Goal. Retype the lines beneath this one, from the first through the line containing "-0.0007, -0.001, -0.00094, -0.00073, -0.00053, -0.00028, 0.0];". Pictures are left out.

Data segment.

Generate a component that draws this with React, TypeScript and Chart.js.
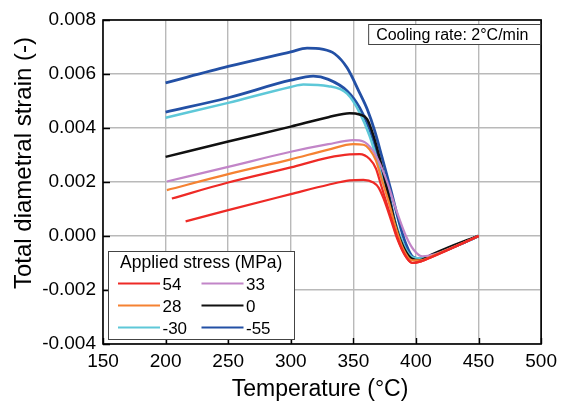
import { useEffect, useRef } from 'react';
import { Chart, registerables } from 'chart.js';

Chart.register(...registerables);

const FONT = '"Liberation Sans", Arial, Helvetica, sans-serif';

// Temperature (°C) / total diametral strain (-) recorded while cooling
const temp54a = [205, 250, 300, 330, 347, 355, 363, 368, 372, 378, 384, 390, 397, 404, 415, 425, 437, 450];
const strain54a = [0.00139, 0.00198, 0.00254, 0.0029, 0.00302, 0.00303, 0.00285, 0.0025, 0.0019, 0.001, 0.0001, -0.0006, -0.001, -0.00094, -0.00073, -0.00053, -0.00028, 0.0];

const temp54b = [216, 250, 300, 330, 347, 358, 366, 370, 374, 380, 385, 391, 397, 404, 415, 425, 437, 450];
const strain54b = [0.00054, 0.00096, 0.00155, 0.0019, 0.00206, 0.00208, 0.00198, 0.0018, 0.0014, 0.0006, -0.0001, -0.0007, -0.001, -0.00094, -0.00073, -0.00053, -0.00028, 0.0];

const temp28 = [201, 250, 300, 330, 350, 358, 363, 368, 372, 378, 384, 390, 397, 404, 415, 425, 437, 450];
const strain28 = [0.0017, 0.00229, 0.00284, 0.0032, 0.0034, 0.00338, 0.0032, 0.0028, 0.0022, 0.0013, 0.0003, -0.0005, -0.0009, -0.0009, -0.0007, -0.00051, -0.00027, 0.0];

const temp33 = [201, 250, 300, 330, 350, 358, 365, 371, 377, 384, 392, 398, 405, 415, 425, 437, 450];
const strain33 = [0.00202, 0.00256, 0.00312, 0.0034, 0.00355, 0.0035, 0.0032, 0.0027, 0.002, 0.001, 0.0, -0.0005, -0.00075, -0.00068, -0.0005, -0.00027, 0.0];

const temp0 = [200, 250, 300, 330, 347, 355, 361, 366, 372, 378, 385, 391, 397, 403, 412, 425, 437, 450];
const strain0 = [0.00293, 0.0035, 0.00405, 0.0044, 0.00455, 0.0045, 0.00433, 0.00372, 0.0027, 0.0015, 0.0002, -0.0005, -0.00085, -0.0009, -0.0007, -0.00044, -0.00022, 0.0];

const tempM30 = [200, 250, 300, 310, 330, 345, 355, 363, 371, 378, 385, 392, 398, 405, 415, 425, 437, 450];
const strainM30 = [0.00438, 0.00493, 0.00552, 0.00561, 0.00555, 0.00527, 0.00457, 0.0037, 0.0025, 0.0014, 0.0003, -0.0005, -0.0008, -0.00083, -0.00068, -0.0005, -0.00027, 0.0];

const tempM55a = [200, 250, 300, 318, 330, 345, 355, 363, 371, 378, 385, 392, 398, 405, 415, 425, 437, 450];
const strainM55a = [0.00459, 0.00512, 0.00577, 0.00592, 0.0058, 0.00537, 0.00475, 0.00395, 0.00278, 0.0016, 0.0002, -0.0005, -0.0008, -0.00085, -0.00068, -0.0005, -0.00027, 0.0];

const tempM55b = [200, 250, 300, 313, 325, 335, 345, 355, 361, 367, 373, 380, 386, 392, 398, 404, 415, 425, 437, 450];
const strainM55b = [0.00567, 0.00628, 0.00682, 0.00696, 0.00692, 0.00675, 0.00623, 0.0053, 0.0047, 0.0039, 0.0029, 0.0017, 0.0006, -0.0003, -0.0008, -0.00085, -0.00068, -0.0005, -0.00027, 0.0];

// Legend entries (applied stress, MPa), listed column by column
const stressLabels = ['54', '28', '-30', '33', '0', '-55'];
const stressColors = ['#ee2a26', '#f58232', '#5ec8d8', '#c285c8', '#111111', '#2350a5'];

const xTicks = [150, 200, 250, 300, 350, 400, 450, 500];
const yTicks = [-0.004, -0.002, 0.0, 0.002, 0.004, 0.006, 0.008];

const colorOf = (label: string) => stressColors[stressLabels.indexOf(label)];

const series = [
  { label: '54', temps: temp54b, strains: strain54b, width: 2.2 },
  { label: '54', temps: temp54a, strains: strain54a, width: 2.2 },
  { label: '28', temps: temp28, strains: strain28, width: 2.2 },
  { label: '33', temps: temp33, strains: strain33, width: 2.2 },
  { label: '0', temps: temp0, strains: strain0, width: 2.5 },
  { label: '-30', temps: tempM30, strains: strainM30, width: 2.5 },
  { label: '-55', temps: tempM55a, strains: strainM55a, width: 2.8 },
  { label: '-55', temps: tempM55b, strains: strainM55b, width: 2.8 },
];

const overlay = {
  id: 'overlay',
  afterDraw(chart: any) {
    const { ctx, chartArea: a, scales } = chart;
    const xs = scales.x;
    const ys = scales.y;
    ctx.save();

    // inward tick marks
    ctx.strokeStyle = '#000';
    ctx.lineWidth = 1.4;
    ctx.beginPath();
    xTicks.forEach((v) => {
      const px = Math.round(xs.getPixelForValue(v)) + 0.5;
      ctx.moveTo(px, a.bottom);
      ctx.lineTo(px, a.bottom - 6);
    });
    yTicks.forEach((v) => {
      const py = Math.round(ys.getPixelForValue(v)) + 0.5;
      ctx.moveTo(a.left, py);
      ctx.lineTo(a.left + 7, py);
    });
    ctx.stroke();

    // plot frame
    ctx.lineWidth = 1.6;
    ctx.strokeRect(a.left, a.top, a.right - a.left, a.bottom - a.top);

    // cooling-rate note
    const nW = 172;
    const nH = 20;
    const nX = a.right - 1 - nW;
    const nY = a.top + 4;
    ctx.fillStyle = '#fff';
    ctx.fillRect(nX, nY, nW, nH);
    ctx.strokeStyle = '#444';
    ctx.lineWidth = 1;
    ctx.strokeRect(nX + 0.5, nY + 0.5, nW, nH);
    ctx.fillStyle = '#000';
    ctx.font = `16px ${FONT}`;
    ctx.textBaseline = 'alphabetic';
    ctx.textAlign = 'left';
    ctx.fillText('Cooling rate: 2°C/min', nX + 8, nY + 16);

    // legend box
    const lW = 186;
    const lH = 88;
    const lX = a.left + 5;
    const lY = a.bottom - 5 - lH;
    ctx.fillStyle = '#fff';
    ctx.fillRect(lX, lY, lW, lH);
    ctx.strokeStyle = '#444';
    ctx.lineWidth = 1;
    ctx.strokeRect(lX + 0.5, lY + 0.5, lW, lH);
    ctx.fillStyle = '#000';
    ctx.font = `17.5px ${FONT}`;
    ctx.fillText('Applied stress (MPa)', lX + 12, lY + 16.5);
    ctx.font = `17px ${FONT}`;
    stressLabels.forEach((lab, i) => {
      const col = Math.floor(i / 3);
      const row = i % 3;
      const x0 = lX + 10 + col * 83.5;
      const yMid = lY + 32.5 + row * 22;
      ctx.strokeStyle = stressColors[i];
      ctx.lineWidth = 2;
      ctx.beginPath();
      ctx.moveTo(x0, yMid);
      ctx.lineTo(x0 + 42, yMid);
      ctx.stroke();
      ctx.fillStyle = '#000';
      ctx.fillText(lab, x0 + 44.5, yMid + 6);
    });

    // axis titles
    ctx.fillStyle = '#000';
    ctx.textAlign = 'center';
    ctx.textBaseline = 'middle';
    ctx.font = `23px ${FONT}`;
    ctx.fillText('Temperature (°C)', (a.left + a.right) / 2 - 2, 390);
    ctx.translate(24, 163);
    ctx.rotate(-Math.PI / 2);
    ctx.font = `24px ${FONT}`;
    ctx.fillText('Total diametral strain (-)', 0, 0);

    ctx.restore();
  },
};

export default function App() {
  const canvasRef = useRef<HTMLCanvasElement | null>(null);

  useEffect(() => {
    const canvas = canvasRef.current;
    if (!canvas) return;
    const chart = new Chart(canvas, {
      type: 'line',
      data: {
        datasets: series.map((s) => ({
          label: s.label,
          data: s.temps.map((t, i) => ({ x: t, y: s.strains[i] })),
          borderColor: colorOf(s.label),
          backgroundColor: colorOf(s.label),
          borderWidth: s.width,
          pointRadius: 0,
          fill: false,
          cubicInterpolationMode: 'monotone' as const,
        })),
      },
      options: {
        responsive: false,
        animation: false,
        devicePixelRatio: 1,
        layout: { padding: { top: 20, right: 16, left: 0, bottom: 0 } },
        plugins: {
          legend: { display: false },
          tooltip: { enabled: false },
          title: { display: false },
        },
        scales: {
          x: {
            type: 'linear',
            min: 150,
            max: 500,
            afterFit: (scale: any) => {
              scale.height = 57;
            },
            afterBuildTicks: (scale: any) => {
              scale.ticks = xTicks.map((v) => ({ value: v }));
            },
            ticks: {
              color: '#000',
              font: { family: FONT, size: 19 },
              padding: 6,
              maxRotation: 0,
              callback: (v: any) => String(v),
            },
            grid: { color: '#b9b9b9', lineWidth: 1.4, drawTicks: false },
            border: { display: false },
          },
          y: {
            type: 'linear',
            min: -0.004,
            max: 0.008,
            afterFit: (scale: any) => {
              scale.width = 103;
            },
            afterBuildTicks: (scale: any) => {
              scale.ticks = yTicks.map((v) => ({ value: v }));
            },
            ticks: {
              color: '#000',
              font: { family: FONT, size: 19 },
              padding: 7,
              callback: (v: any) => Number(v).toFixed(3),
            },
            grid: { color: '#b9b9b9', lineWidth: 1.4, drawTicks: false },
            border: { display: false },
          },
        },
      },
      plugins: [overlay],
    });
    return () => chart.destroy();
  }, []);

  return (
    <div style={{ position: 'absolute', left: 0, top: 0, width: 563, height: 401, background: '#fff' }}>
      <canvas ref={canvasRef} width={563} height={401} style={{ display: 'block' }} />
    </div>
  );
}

The output.
Generate a component that draws this with React, TypeScript and Chart.js.
import { useEffect, useRef } from 'react';
import { Chart, registerables } from 'chart.js';

Chart.register(...registerables);

const FONT = '"Liberation Sans", Arial, Helvetica, sans-serif';

// Temperature (°C) / total diametral strain (-) recorded while cooling
const temp54a = [205, 250, 300, 330, 347, 355, 363, 368, 372, 378, 384, 390, 397, 404, 415, 425, 437, 450];
const strain54a = [0.00139, 0.00198, 0.00254, 0.0029, 0.00302, 0.00303, 0.00285, 0.0025, 0.0019, 0.001, 0.0001, -0.0006, -0.001, -0.00094, -0.00073, -0.00053, -0.00028, 0.0];

const temp54b = [216, 250, 300, 330, 347, 358, 366, 370, 374, 380, 385, 391, 397, 404, 415, 425, 437, 450];
const strain54b = [0.00054, 0.00096, 0.00155, 0.0019, 0.00206, 0.00208, 0.00198, 0.0018, 0.0014, 0.0006, -0.0001, -0.0007, -0.001, -0.00094, -0.00073, -0.00053, -0.00028, 0.0];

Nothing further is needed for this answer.